American comic strip by Warren Tufts

Warren Tufts' Casey Ruggles (February 26, 1950)

Casey Ruggles is a Western comic strip written and drawn by Warren Tufts that ran from May 22, 1949, to October 30, 1955.

==Publication history==
The Sunday strip was launched May 22, 1949, and the daily strip on September 19, 1949. Until 1950, the Sunday strip and the daily strip both told the same story.

Tufts' ghost artists and assistants were Al Plastino, Edmond Good, Alex Toth and Ruben Moreira. Tufts did not write or draw the Sunday strip between August 31, 1953, and January 30, 1954. The last Tufts' daily was April 3, 1954, and his last Sunday was on September 5, 1954.

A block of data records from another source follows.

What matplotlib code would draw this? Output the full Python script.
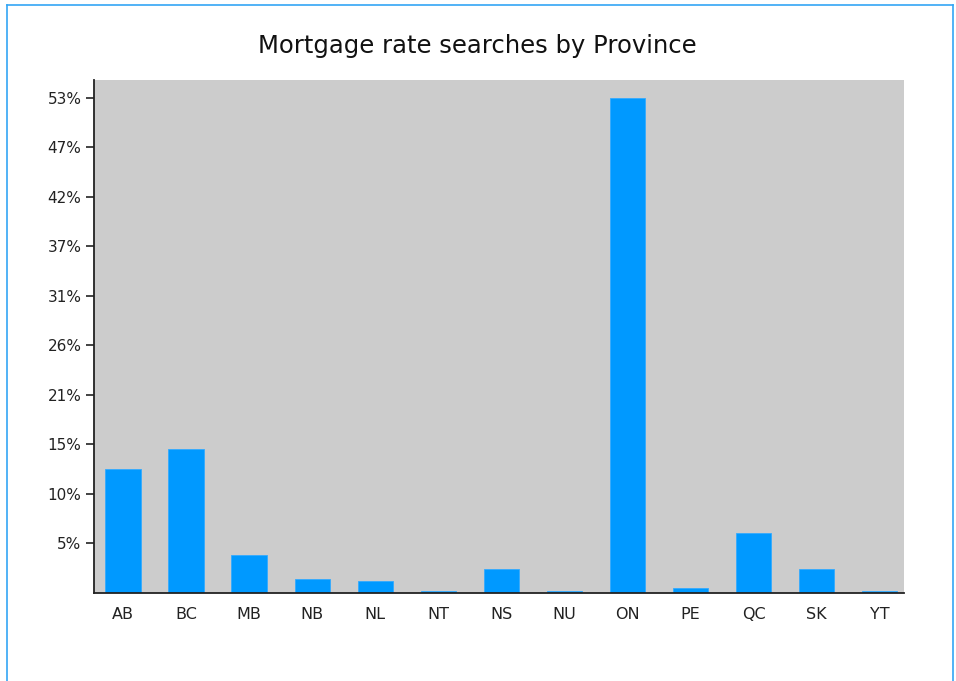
#! /usr/bin/env python3
import numpy as np
import matplotlib
matplotlib.use("Agg")
import matplotlib.pyplot as plt
from matplotlib.lines import Line2D

provinces = ["AB", "BC", "MB", "NB", "NL", "NT", "NS", "NU", "ON", "PE", "QC", "SK", "YT"]
share = [13.3, 15.5, 4.05, 1.47, 1.26, 0.18, 2.58, 0.18, 53.2, 0.57, 6.4, 2.58, 0.18]


def main():
    fig = plt.figure(figsize=(9.56, 6.81), dpi=100)
    ax = fig.add_axes([0.0983, 0.1292, 0.8477, 0.7533])
    ax.set_facecolor("#cccccc")

    x = np.arange(len(provinces))
    ax.bar(x, share, width=0.56, color="#0099ff", edgecolor="#33aaff", linewidth=0.6, zorder=2)

    # ticks split the max value into ten steps, labels truncated to whole percent
    top = max(share)
    yt = np.linspace(0, top, 11)[1:]
    ax.set_yticks(yt)
    ax.set_yticklabels(["{}%".format(int(v)) for v in yt])
    ax.set_xticks(x)
    ax.set_xticklabels(provinces)
    ax.set_xlim(-0.46, 12.39)
    ax.set_ylim(0, 55.1)

    for s in ["top", "right"]:
        ax.spines[s].set_visible(False)
    for s in ["left", "bottom"]:
        ax.spines[s].set_color("#222222")
        ax.spines[s].set_linewidth(1.3)
    ax.tick_params(axis="y", length=6, width=1.2, color="#222222", labelsize=11, labelcolor="#222222", pad=3)
    ax.tick_params(axis="x", length=0, labelsize=11.5, labelcolor="#222222", pad=10)

    fig.text(0.499, 0.932, "Mortgage rate searches by Province", ha="center", va="center",
             fontsize=17.5, color="#111111")

    # light blue frame around the chart
    fc = "#33a6f5"
    fig.add_artist(Line2D([0.0075, 0.0075], [0, 0.9925], color=fc, lw=1.2, transform=fig.transFigure))
    fig.add_artist(Line2D([0.0075, 0.9965], [0.9925, 0.9925], color=fc, lw=1.2, transform=fig.transFigure))
    fig.add_artist(Line2D([0.9965, 0.9965], [0, 0.9925], color=fc, lw=1.2, transform=fig.transFigure))

    fig.savefig("out.png", dpi=100)


if __name__ == "__main__":
    main()
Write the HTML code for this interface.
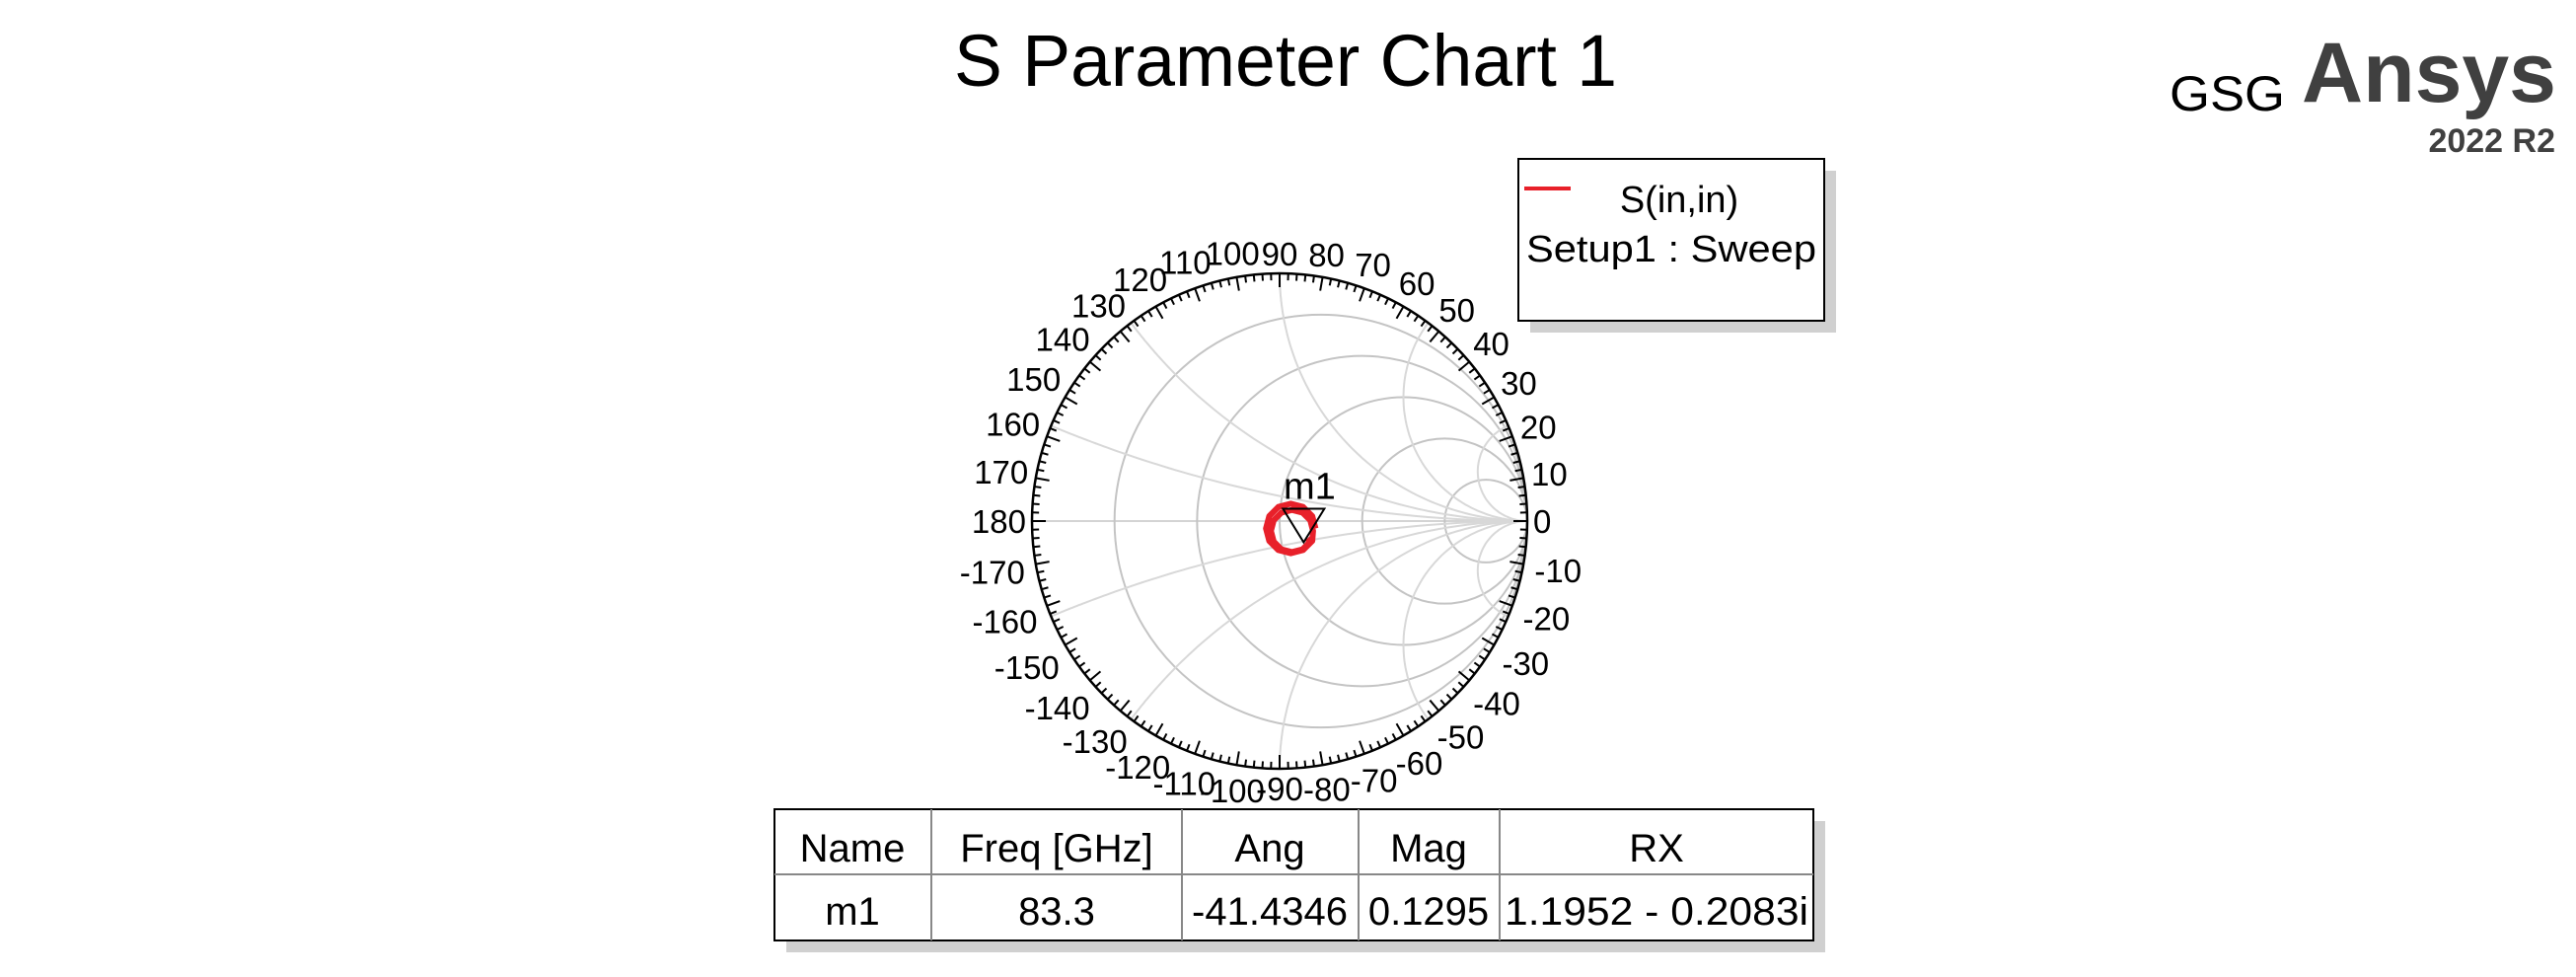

The strip continued for a short while with Al Carreño as artist and writer.

==Characters and story==
Casey Ruggles was an Old West adventurer in the California Gold Rush (1848–1855) . A former sergeant in the U.S. Army, he encountered such historical figures as Kit Carson, William G. Fargo, Millard Fillmore, Jean Lafitte, and Henry Wells.

==Episode guide==
- daily and Sunday
  - The Trek to California
- daily 1950
  - Black Barney
  - The Hard Times of Pancho and Pecos
  - Aquila
  - The Spanish Mine
  - The Whisperer
  - The Pomo Uprising

Warren Tufts' Casey Ruggles (May 15, 1951)

- daily 1951
  - Old Ancient
  - In Old Los Angeles
  - King of the Horsemen
  - Juan Soto
  - Jenny
- daily 1952
  - Sidney Town
  - Death Valley Gold
  - The Growlersburgh Church
  - The Babysitter
  - Smiley Sweet
  - Miss Hawks
- daily 1953
  - A Real Nice Guy
  - The Marchioness of Grofnek
  - The Highwayman
  - Leaves of Strength
  - The Spanish Pearl Galleon
  - Santy Claus
- daily 1954
  - The Willits Family
  - Penelope's Gold

- Sunday stories
- 1950
  - The Emperor of Tilly Valley
  - Murietta
- 1951
  - Silver Belle
  - The Return of Black Barney
  - Captain Beauregarde
  - The Fairy Godmother
- 1952
  - Apache Convention
  - The Trial of Kit Fox
  - Wedding Bells
  - River Steamboat War
- 1953
  - Yagali
  - A Man of Peace
- 1954
  - The California Express Co.
  - Spanish Doubloons

== Reprints ==
All of the daily stories by Warren Tufts have been reprinted by Pacific Comics Club or Comics Revue. Comics Revue has also reprinted all of the Sunday's by Warren Tufts through 7 JUNE 1953. The early dailies and Sundays have been reprinted in hardback by Classic Comics Press; two more volumes are planned.